J.H. Gleiter - Why beauty? City, Rituals and Empty Signs

  • Data: 01 OTTOBRE 2025  dalle 10:15 alle 13:00

  • Luogo: Room 7.8, 1th floor, Architectural Department (DA), via Saragozza 8 - Bologna

  • Tipo: conferenze

Wednesday October 1, 2025, 10:15 A.M. to 1:00 P.M.
Room 7.8, 1th floor, Architectural Department (DA)
via Saragozza 8 – Bologna

Prof. Dr. Jörg H. Gleiter (TU Berlin, Chair of Architectural Theory)

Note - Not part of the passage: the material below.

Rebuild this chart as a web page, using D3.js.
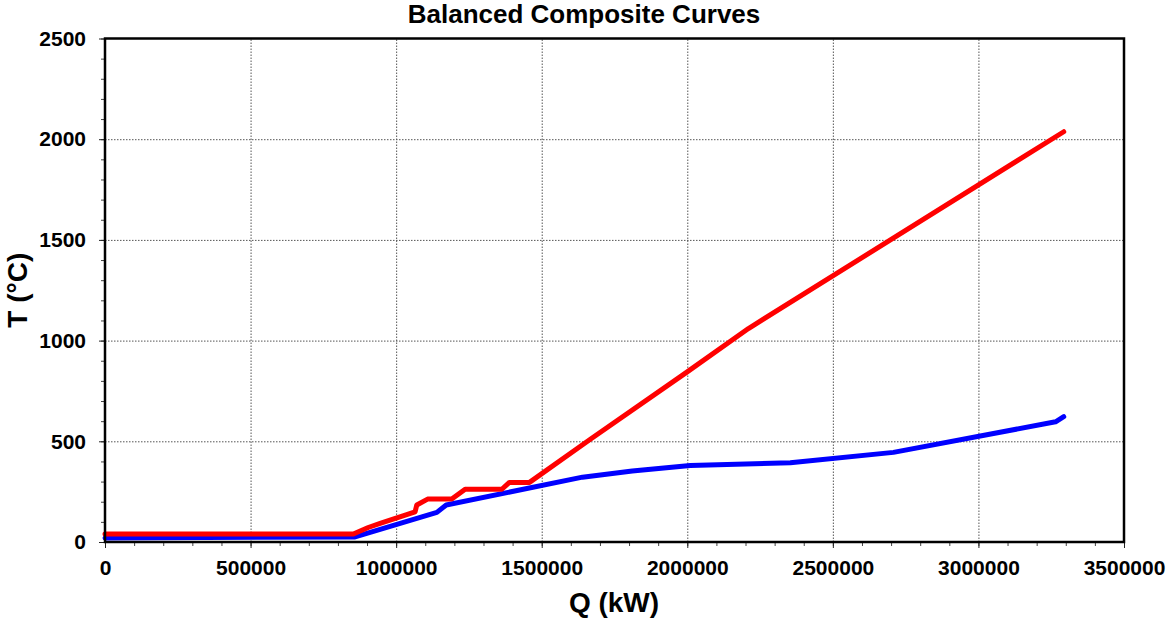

As part of the Aesthetics for the City and Landscape courses del prof. Andrea Borsari

Why beauty? City, Rituals and Empty Signs

In discussions about the urban context and everyday life, beauty is a contested concept. Whenever one tries to pin it down, beauty evades definition. And yet we cannot do without it. Immanuel Kant was probably the first to avoid defining the undefinable but nevertheless named four characteristics of beauty: beauty is that which cannot be reduced to a concept (begrifflos), it is not connected to any interest (interesselos), and it is universal (allgemein) and necessary (notwendig). For Kant, beauty was a matter of individual contemplation. Contemplation means – without words and interest – the immersion of the individual observer in a beautiful work of art, for example a beautiful painting or a church facade or an urban square. After Kant, later generations dissolved the individual contemplation and generalized it. Behind the experience of contemplation now emerged the experience of ritualization, although, no doubt, it was somehow already inherent in Kant’s conception of the universal and necessary nature of beauty. And today we would term Kant’s conceptlessness as empty sign or simulacrum. The empty sign and simulacrum are the prerequisite of ritual. Art and beauty are ritual. In the seminar, we will discuss the nexus of beauty and ritualization and the empty sign or simulacrum as a prerequisite for ritual. For this purpose it will be necessary to take a look not only at Kant’s Critique of aesthetic judgement, but also at the rituals in antiquity and our own time, modern architecture and Japan and her gardens. One might say: If only Kant had known more about Japan!